In accordance with the quid pro quo , by which the revenue becomes the source of commodity-value instead of the commodity-value being the source of revenue, the value of commodities new has the appearance of being "composed" of the various kinds of revenue; these revenues are determined independently of one another, and the total value of commodities is determined by the addition of the values of these revenues. But now the question is how to determine the value of each of these revenues which are supposed to form commodity-value. In the case of wages it can be done, for wages represent the value of their commodity, labour-power, and this value is determinable (the same as that of all other commodities) by the labour required for the reproduction of this commodity. But surplus-value, or, as Adam Smith has it, its two forms, profit and rent, how are they determined?

Here Adam Smith has but empty phrases to offer.

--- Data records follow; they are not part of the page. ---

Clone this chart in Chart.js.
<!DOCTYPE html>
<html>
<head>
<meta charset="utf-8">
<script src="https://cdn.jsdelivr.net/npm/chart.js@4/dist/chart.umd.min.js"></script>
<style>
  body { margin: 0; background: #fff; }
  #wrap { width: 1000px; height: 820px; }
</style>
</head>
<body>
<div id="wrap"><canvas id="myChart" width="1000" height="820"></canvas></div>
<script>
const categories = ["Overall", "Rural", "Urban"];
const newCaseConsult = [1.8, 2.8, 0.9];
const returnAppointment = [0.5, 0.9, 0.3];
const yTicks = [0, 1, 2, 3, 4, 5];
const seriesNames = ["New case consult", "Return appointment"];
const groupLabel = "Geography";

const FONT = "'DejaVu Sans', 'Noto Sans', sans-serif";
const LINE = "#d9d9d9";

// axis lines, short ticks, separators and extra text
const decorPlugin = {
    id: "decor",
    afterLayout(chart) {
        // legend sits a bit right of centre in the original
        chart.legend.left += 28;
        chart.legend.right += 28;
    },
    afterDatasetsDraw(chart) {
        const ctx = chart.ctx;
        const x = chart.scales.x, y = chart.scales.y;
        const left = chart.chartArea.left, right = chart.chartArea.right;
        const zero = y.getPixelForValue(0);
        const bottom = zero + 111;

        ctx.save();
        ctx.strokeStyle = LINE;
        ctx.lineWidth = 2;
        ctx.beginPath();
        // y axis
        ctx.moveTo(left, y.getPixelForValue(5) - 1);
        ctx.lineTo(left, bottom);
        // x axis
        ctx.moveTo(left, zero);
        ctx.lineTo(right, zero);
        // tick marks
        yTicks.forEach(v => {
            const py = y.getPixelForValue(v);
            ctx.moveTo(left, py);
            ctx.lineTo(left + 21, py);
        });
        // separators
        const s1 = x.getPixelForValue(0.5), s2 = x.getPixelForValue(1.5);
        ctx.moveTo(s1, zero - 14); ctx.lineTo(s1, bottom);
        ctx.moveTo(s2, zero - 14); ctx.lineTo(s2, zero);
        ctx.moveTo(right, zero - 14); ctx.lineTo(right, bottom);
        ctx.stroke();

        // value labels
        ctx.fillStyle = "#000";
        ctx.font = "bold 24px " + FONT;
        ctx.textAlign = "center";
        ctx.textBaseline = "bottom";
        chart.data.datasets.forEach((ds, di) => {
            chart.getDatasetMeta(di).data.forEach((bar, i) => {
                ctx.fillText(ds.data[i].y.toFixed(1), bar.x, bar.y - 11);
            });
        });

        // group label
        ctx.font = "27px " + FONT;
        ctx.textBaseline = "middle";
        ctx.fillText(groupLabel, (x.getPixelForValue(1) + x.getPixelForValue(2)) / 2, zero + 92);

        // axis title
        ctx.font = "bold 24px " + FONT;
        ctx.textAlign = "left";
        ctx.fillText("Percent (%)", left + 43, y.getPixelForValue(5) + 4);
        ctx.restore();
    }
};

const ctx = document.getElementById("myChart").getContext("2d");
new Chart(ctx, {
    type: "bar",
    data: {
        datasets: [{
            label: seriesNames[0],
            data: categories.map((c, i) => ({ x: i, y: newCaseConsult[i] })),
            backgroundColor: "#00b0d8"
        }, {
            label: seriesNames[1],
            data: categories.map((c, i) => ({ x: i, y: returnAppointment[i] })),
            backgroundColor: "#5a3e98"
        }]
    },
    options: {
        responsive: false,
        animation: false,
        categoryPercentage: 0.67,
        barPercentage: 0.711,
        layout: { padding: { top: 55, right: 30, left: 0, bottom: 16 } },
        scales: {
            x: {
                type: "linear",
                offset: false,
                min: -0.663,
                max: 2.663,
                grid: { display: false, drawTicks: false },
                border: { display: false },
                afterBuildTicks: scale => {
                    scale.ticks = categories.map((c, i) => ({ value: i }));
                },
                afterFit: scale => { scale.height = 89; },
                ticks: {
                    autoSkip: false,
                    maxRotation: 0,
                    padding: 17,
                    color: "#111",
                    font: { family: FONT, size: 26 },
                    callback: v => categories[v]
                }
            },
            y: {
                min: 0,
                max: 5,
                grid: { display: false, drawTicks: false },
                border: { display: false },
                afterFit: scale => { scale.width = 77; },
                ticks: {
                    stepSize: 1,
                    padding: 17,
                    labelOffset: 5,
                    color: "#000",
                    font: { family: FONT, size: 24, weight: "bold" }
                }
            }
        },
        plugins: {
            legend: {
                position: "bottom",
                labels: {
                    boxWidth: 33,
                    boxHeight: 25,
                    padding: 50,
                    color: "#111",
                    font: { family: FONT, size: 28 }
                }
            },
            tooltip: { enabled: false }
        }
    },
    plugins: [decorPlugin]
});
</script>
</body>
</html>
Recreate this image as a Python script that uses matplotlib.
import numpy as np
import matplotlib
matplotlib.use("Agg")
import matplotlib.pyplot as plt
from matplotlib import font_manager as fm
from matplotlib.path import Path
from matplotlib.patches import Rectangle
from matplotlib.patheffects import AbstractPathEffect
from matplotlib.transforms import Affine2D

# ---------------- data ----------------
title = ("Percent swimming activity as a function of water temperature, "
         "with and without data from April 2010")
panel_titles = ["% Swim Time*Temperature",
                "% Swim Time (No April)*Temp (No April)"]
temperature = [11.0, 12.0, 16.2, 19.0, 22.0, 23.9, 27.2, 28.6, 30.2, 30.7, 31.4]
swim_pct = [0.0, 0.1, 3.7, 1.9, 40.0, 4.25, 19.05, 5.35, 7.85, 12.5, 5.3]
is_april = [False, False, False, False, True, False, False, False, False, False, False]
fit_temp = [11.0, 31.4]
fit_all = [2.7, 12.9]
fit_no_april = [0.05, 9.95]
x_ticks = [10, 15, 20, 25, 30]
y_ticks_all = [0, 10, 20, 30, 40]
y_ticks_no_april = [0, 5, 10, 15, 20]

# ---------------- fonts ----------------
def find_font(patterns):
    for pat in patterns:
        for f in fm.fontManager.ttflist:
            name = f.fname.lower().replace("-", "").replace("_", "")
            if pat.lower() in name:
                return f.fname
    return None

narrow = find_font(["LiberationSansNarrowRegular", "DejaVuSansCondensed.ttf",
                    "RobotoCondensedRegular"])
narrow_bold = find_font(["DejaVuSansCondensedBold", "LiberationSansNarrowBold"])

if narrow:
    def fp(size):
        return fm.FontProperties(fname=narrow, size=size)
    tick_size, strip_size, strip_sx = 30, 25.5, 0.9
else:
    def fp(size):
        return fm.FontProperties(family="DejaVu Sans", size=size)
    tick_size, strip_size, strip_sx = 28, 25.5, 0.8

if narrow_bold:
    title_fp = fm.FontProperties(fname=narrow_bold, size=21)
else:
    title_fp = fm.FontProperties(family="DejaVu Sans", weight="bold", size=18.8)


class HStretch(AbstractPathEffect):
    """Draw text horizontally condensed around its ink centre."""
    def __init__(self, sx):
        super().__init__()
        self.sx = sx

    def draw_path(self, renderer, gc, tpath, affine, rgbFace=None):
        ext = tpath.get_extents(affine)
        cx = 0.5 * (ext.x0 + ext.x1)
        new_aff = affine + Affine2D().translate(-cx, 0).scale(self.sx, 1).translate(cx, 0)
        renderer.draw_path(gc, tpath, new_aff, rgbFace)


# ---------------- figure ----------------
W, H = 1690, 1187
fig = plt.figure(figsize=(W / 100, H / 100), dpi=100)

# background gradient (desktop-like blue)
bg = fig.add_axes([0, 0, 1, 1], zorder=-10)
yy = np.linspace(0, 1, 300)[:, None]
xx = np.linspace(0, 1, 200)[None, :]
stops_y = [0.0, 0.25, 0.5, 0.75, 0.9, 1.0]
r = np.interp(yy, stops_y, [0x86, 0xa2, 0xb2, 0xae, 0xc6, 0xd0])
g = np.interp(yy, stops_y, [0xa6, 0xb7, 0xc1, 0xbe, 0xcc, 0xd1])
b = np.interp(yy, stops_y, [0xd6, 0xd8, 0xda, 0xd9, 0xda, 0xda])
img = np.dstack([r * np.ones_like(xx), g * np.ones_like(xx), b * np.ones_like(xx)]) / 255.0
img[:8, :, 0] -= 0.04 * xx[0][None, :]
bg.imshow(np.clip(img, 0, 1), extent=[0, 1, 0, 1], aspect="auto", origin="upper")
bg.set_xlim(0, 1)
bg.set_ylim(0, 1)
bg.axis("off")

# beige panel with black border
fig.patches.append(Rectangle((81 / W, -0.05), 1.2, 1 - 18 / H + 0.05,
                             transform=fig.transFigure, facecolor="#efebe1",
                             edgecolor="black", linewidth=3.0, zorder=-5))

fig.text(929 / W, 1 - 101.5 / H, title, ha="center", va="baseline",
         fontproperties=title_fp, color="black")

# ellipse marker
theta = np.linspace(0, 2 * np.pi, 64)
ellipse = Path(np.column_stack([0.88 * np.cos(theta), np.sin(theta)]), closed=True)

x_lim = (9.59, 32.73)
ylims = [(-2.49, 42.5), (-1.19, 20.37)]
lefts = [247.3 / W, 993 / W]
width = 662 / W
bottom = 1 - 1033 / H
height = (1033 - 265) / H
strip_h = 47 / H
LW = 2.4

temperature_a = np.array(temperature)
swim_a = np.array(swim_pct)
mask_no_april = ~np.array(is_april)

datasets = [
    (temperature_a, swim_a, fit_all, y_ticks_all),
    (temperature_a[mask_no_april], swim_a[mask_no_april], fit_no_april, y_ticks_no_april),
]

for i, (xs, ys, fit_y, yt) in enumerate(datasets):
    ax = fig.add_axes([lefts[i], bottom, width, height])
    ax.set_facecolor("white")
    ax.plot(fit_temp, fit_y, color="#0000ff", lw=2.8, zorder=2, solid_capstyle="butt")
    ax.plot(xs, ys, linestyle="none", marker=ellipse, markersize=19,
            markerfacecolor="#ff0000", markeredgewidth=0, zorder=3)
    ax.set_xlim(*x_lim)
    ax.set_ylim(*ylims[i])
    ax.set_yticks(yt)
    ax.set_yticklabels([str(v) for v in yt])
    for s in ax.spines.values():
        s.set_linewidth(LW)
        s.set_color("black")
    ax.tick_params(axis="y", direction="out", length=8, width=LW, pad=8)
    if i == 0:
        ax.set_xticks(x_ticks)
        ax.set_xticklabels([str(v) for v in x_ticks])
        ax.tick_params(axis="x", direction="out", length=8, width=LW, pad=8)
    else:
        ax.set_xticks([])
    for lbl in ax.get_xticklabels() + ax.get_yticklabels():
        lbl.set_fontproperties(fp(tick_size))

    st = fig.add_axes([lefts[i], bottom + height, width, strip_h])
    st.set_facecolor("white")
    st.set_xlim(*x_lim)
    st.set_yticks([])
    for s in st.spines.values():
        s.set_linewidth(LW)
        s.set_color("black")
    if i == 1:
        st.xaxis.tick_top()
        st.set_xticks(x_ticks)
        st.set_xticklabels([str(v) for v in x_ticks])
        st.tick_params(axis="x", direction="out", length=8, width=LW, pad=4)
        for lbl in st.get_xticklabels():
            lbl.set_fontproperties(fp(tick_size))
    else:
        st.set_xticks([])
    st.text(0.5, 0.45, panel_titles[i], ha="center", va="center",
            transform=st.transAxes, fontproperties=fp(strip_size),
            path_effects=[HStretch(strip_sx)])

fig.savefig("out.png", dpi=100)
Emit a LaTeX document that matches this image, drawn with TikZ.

At one time he represents wages and surplus-value (or wages and profit) as component parts of the value, or price, of commodities; at another, and almost in the same breath, as parts into which the price of commodities "resolves it-self"; but this means on the contrary that the commodity-value is the thing given first and that different parts of this given value fall in the form of different revenues to the share of different persons engaged in the productive process.

This is by no means identical with the notion that value is "composed"of these three "component parts." If I determine the lengths of three different straight lines independently, and then form out of these three lines as "component parts" a fourth straight line equal to their sum, it is by no means the same procedure as when I have some given straight line before me and for some purpose divide it, "resolve" it, so to say, into three different parts. In the first case, the length of the line changes throughout with the lengths of the three lines whose sum it is; in the second case, the lengths of the three parts of the line are from the outset limited by the fact that they are parts of a line of given length.